Although Joe Owen struck back for Bristol on the stroke of half-time they took the lead again through skipper Van Rhyn soon after the restart and when George Ford kicked a penalty it seemed Sanderson would again get his wish.
Not this time. Instead, Bristol scored the final 12 points to leave Sharks seventh in the table, a distant 14 points behind their pace-setting conquerors.
Quirke gives England 7-1 bench option
For 55 minutes Quirke ran the show. He started the game at scrum-half but within two minutes moved to the wing to replace Alex Wills, smashed by Mata in an incident.
What might have been as heavy a blow for Sharks as it was for Wills turned into a blessing as Quirke showcased his inner wing. He was a revelation, his pace unsettling Bristol at every turn.

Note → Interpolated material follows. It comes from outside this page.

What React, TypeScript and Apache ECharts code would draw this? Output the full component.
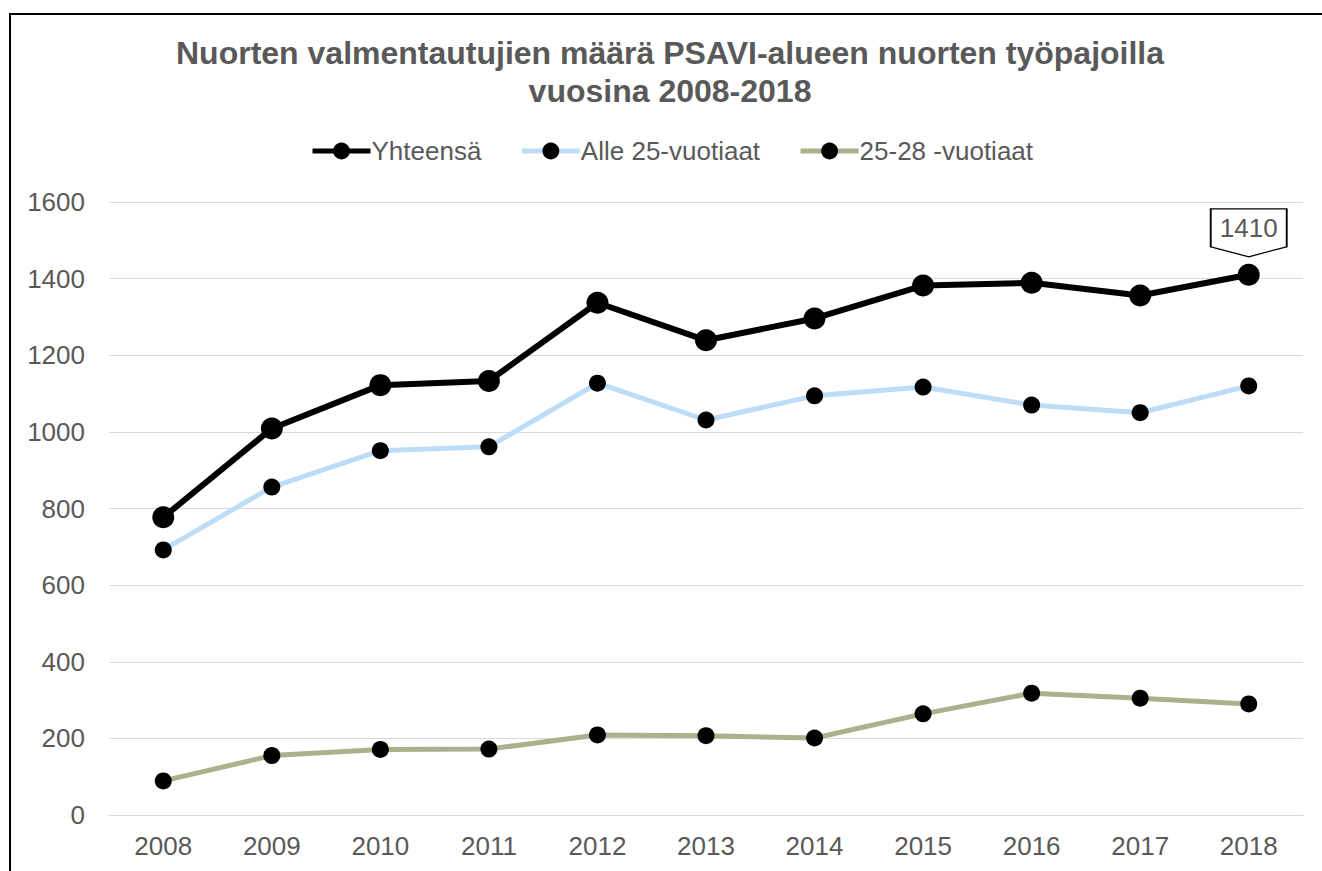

Steve Borthwick, the England head coach, is keen to explore the possibility of a 7-1 bench with just one specialist back covering the positions behind the scrum.
Until Quirke went down lame late on, his audition for that role had gone exceedingly well. Rather like Austin Healey in yesteryear he is equally effective in the back three as he at half-back.
If only he can stay fit – and sadly that has proved beyond the Sale nine too often since his England debut in 2021 – he is a player Borthwick will want to see a lot more of.